Her work as a police misconduct attorney, political activist and author has been centered around dismantling the unjust treatment of women, people of color and the LGBTQ community by law enforcement for the last 20 years.
Ritchie said her experiences as a Black, lesbian immigrant influence her work as an activist.
“I say those things when I speak because they’re not necessarily immediately apparent from looking at me,” Ritchie said. “But they definitely shaped the way I approached this work and understand it.”
As a survivor of both police and interpersonal violence, Ritchie said that those experiences have shaped her dedication to her work for the past 25 years.
Ritchie said she wrote her book “Invisible No More: Police Violence Against Black Women and Women of Color” because of many unnoticed cases of injustices towards women of color from police.
She cited the death of Breonna Taylor, the 26-year-old Black woman who was shot and killed in her own home during a no-knock raid by Louisville police officers on March 13, 2020, as a notable exception to this, as Taylor’s death sparked protests and discussion of police brutality worldwide. This is the week of the one-year anniversary of her death.

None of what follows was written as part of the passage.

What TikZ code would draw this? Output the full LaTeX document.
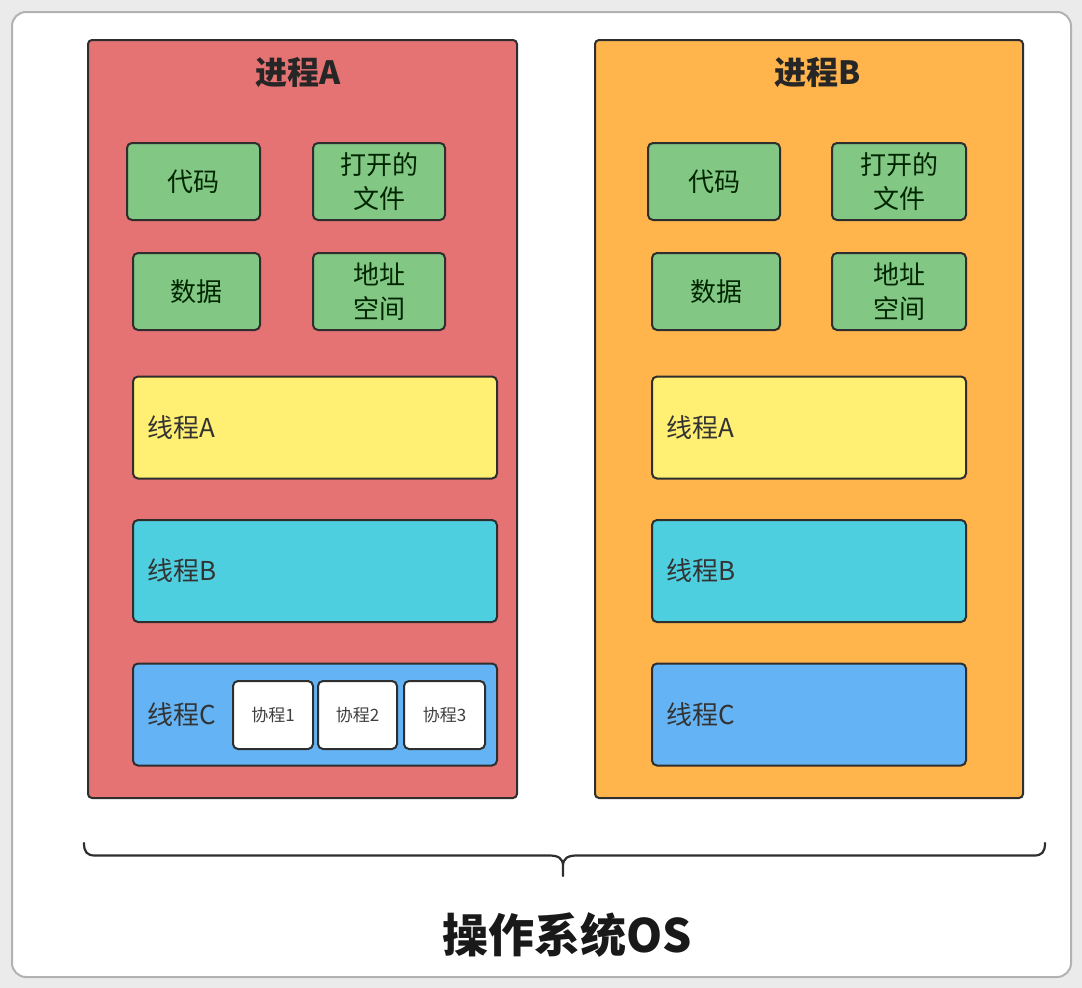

“Following Breonna’s killing…Black women’s experiences of police violence are, in this moment, more visible than they ever have been,” Ritchie said.
Ritchie’s work as an activist and police misconduct attorney actively seeks to remedy the lack of a discussion surrounding Black women and women of color’s experiences of police violence..
“As we go forward, we hope that we will no longer be in a situation where Black women’s experiences and trans people’s experiences are less visible,” Ritchie said.
Ritchie also discussed the statistics of Black men and men of color who are incarcerated.
“Many of us have heard from watching ‘13th’ or reading ‘The New Jim Crow’ that one in three Black men will be incarcerated in their lifetime,” Ritchie said. “That statistic has mobilized a movement to end mass incarceration.”
Ritchie said that while men are normally the main population discussed when talking about incarceration, it is non-white women and transgender people who are facing an increasing likelihood of ending up in jail.
“When we think of mass incarceration, something that’s also often invisible is the reality that women have been the fastest growing prison and jail populations for the past four or five decades,” Ritchie said.
Ritchie said she advocates for the defunding of police and limiting interaction with law enforcement when other, more suitable options exist.
“The best way to hold a police department accountable is to defund them,” Ritchie said.